■ **Request**
Write out exactly the lines from the line with "Give me the Chart.js source for this chart." through the line with "4.07e-4, 6.37e-4, 7.85e-4];", both ends included, and no other line.

■ **Records provided**
____________

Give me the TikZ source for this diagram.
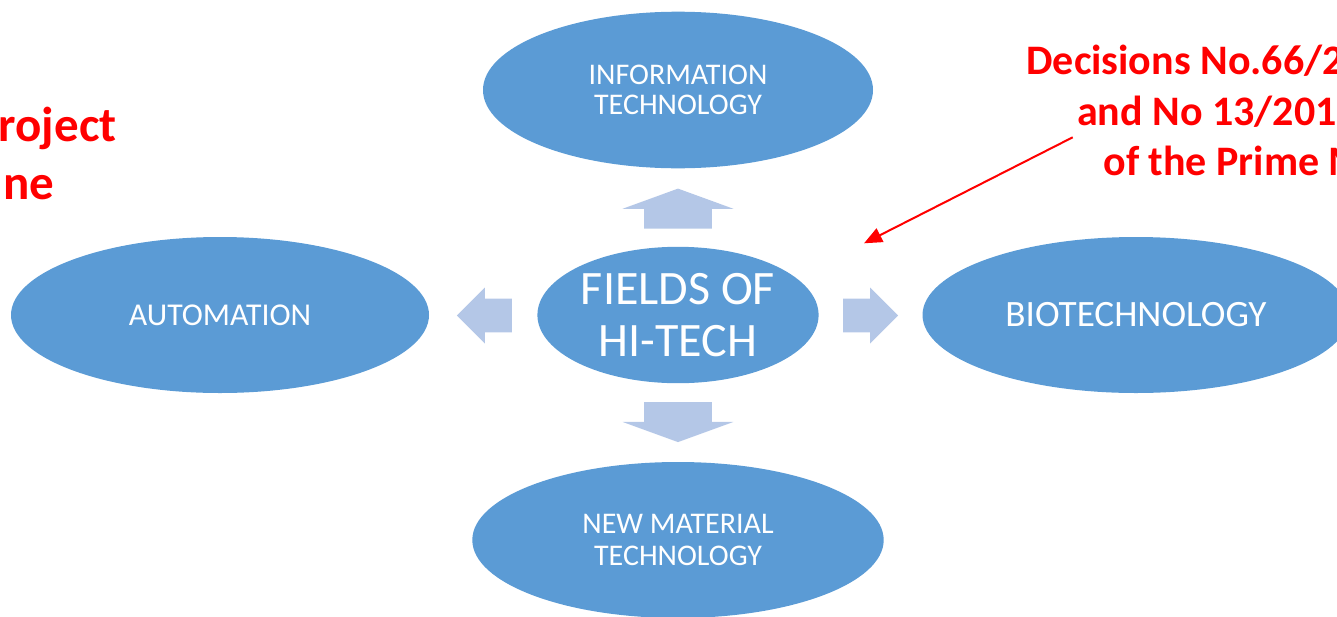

____________

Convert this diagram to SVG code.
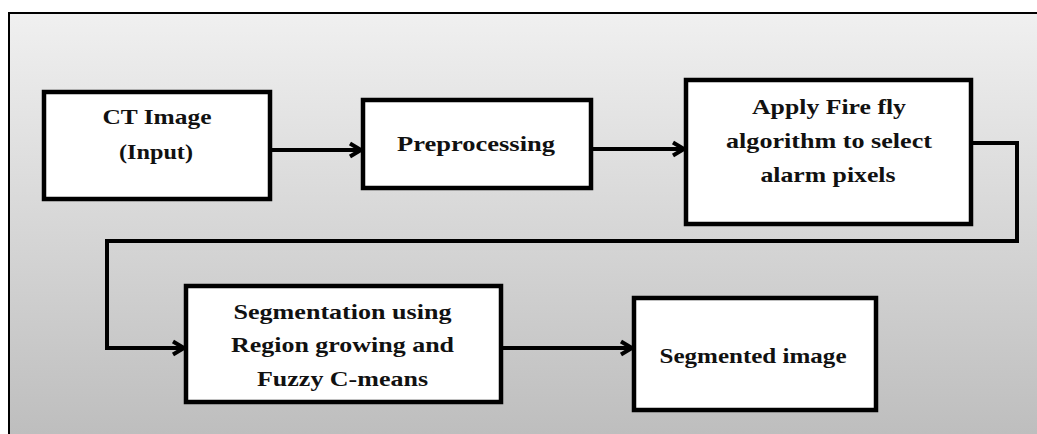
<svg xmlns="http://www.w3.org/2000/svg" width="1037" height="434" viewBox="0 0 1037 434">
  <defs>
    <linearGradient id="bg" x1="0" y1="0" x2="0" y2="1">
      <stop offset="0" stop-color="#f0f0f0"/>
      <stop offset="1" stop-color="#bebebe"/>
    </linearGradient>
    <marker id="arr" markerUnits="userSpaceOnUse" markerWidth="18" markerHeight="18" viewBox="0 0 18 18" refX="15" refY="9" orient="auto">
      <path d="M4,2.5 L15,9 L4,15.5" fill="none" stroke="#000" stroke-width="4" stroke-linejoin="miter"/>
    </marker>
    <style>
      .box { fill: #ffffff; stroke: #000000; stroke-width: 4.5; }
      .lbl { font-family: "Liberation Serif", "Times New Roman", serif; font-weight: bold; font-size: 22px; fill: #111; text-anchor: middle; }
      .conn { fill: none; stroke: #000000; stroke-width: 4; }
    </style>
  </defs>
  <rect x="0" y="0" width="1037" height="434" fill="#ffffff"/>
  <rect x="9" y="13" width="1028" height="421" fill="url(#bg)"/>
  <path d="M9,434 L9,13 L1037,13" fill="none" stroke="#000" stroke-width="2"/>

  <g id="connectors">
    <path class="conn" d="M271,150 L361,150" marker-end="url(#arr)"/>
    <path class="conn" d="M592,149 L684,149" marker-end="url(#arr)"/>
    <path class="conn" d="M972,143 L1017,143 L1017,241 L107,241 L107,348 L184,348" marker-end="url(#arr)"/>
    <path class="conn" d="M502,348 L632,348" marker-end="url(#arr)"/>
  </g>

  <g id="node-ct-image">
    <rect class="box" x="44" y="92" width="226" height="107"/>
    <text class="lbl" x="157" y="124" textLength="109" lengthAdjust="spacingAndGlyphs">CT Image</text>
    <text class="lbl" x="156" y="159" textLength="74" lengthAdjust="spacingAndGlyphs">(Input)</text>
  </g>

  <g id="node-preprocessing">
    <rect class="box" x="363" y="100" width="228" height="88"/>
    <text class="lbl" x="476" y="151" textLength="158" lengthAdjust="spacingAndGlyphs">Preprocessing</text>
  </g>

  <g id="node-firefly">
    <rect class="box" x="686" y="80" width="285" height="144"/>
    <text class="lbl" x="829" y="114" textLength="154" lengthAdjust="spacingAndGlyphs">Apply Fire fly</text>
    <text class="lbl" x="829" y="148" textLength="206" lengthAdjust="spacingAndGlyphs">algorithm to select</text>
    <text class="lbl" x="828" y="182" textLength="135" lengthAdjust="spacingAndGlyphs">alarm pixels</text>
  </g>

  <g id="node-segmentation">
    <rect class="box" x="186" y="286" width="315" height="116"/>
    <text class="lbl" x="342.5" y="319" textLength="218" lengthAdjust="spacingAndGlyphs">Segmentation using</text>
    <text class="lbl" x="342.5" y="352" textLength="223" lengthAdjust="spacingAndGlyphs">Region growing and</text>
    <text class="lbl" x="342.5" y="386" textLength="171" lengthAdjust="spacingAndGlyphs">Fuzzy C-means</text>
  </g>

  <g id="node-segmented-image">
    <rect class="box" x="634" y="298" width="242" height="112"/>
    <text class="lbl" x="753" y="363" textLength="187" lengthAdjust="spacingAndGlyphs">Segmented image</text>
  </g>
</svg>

____________

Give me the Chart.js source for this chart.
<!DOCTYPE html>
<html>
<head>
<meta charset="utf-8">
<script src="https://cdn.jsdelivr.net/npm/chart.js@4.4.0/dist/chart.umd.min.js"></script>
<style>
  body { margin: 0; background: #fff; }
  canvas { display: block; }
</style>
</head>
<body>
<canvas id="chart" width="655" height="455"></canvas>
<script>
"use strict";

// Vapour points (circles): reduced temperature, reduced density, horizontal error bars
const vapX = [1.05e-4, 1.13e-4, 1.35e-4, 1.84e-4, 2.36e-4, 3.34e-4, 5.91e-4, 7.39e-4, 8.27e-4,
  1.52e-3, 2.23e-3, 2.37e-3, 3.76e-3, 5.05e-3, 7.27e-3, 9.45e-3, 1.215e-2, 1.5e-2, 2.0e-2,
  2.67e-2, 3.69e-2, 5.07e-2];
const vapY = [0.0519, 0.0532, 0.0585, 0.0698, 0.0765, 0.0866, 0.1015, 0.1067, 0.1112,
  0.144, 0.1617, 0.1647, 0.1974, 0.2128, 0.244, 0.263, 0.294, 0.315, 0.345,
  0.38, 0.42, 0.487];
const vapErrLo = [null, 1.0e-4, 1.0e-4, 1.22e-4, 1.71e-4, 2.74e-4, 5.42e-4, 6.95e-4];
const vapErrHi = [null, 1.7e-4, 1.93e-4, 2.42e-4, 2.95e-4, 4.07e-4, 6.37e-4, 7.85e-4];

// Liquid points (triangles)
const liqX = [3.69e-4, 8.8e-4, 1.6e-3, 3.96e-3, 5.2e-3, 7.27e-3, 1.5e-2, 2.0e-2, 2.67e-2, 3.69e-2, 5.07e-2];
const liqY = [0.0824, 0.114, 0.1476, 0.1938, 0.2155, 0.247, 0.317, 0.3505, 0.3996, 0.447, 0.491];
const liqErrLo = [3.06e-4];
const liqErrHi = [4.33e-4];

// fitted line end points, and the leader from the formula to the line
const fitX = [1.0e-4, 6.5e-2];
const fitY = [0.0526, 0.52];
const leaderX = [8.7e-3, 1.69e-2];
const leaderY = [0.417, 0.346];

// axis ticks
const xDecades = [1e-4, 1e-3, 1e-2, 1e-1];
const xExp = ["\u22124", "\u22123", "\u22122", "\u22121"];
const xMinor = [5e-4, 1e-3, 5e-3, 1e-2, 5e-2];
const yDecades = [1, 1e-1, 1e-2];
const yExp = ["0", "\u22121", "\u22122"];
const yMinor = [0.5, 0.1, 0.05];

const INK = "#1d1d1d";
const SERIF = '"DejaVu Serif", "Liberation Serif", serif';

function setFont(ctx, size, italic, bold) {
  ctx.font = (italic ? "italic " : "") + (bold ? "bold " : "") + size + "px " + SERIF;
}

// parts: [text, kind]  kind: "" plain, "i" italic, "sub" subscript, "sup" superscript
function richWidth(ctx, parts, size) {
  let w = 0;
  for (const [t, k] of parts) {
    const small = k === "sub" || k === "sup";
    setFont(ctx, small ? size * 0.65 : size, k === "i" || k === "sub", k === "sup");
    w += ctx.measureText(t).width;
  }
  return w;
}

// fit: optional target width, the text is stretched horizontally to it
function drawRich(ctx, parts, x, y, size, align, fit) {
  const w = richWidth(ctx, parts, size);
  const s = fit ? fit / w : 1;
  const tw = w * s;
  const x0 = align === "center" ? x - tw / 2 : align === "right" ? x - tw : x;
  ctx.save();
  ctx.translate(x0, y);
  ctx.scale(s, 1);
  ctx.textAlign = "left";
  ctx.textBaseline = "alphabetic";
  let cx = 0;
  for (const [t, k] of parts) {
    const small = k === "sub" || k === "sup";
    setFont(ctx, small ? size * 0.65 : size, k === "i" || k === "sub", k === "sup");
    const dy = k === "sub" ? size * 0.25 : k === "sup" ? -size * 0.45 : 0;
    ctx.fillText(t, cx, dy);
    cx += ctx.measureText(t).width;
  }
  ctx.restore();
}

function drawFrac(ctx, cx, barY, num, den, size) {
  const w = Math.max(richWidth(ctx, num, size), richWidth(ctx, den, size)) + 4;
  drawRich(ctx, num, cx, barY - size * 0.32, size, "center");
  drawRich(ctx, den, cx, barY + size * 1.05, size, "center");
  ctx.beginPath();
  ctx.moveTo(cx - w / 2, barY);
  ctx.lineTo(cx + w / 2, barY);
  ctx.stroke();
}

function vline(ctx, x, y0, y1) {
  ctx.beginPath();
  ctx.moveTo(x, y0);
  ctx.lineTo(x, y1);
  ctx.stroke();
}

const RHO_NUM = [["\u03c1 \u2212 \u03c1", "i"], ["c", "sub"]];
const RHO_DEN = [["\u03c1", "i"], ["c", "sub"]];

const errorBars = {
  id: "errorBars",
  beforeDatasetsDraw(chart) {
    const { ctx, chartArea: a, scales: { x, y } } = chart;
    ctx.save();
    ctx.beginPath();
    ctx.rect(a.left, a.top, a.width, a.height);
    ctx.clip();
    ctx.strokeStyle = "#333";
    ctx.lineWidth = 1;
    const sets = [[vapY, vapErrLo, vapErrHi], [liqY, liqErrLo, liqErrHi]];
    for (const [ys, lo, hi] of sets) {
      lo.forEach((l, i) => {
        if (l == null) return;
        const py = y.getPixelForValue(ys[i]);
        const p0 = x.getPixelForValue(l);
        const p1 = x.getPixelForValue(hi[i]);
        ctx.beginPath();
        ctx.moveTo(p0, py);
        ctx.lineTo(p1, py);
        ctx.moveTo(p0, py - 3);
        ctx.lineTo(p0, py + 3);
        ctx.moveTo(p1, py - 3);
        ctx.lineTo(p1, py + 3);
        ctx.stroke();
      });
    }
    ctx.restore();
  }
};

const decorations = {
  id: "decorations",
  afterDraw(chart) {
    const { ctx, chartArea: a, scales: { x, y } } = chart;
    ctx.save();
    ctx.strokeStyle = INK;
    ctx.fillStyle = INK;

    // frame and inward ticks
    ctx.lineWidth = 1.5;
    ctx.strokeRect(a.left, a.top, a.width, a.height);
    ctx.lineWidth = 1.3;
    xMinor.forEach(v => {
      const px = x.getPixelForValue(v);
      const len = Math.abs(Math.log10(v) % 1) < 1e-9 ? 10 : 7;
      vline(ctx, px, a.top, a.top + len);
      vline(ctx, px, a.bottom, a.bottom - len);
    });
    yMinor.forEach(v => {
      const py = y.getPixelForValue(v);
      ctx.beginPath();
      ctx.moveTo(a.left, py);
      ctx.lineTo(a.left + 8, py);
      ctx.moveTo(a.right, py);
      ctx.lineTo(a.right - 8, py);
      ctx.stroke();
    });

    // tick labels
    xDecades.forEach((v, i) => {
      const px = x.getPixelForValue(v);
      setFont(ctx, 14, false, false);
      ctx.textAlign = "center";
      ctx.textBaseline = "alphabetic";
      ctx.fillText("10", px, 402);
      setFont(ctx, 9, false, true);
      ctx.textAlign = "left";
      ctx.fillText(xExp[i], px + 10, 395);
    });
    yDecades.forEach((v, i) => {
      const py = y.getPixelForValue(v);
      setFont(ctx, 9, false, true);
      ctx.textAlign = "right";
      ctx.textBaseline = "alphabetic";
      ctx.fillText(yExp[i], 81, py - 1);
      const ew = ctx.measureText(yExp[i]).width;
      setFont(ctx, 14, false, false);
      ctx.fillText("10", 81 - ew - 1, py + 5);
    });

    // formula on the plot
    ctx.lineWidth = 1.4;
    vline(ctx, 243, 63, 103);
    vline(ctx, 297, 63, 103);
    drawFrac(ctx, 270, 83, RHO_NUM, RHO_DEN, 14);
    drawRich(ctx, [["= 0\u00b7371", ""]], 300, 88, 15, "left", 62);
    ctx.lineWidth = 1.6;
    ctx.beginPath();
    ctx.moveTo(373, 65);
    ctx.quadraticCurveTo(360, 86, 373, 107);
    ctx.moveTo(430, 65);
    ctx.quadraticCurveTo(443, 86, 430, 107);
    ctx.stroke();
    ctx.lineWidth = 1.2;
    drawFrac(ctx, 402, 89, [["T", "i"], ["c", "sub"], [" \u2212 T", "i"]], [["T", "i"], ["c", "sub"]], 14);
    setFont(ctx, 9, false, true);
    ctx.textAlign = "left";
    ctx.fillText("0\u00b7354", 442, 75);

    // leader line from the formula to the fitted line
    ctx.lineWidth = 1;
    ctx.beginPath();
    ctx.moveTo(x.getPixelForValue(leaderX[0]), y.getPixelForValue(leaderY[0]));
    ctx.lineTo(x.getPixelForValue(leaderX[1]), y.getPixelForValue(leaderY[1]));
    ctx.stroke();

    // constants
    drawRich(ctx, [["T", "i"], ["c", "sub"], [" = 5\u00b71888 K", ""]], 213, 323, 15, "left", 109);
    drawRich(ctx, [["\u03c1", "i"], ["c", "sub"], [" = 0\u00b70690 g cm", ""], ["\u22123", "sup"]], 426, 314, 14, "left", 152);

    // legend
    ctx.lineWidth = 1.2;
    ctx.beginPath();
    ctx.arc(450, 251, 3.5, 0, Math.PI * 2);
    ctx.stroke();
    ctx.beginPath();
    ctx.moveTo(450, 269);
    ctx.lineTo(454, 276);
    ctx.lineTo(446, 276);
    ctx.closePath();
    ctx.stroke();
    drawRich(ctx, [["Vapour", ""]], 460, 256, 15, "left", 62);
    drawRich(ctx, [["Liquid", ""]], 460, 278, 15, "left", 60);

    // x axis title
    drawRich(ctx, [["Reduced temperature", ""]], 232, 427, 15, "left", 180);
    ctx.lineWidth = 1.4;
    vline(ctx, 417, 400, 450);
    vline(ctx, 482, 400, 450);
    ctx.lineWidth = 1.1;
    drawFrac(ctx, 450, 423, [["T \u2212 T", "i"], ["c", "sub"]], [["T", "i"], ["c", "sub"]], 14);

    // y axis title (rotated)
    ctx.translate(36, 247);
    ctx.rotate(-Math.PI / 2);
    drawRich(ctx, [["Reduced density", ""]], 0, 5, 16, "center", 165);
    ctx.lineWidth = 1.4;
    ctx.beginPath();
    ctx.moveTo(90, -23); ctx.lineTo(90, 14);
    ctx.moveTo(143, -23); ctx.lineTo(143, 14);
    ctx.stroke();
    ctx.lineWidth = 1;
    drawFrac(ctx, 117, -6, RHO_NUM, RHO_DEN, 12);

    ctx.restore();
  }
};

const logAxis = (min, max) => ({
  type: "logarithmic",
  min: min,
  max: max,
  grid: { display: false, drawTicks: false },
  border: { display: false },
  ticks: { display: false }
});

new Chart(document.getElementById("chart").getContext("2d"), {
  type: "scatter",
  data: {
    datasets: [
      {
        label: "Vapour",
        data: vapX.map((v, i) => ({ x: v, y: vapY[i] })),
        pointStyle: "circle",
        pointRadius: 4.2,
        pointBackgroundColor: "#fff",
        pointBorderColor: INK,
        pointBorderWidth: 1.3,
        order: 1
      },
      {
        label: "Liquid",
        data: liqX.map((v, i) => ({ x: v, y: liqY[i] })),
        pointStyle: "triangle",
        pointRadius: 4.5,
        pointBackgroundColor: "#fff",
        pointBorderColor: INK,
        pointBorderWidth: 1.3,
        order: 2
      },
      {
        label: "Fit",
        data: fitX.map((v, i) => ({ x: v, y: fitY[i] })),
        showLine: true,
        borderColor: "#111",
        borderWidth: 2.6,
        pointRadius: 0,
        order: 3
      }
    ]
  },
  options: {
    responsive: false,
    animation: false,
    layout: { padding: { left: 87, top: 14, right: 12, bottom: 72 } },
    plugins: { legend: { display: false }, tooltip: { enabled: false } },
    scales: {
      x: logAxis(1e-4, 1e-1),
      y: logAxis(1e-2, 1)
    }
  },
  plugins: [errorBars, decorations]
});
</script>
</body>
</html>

____________

■ **Exercise output**
Give me the Chart.js source for this chart.
<!DOCTYPE html>
<html>
<head>
<meta charset="utf-8">
<script src="https://cdn.jsdelivr.net/npm/chart.js@4.4.0/dist/chart.umd.min.js"></script>
<style>
  body { margin: 0; background: #fff; }
  canvas { display: block; }
</style>
</head>
<body>
<canvas id="chart" width="655" height="455"></canvas>
<script>
"use strict";

// Vapour points (circles): reduced temperature, reduced density, horizontal error bars
const vapX = [1.05e-4, 1.13e-4, 1.35e-4, 1.84e-4, 2.36e-4, 3.34e-4, 5.91e-4, 7.39e-4, 8.27e-4,
  1.52e-3, 2.23e-3, 2.37e-3, 3.76e-3, 5.05e-3, 7.27e-3, 9.45e-3, 1.215e-2, 1.5e-2, 2.0e-2,
  2.67e-2, 3.69e-2, 5.07e-2];
const vapY = [0.0519, 0.0532, 0.0585, 0.0698, 0.0765, 0.0866, 0.1015, 0.1067, 0.1112,
  0.144, 0.1617, 0.1647, 0.1974, 0.2128, 0.244, 0.263, 0.294, 0.315, 0.345,
  0.38, 0.42, 0.487];
const vapErrLo = [null, 1.0e-4, 1.0e-4, 1.22e-4, 1.71e-4, 2.74e-4, 5.42e-4, 6.95e-4];
const vapErrHi = [null, 1.7e-4, 1.93e-4, 2.42e-4, 2.95e-4, 4.07e-4, 6.37e-4, 7.85e-4];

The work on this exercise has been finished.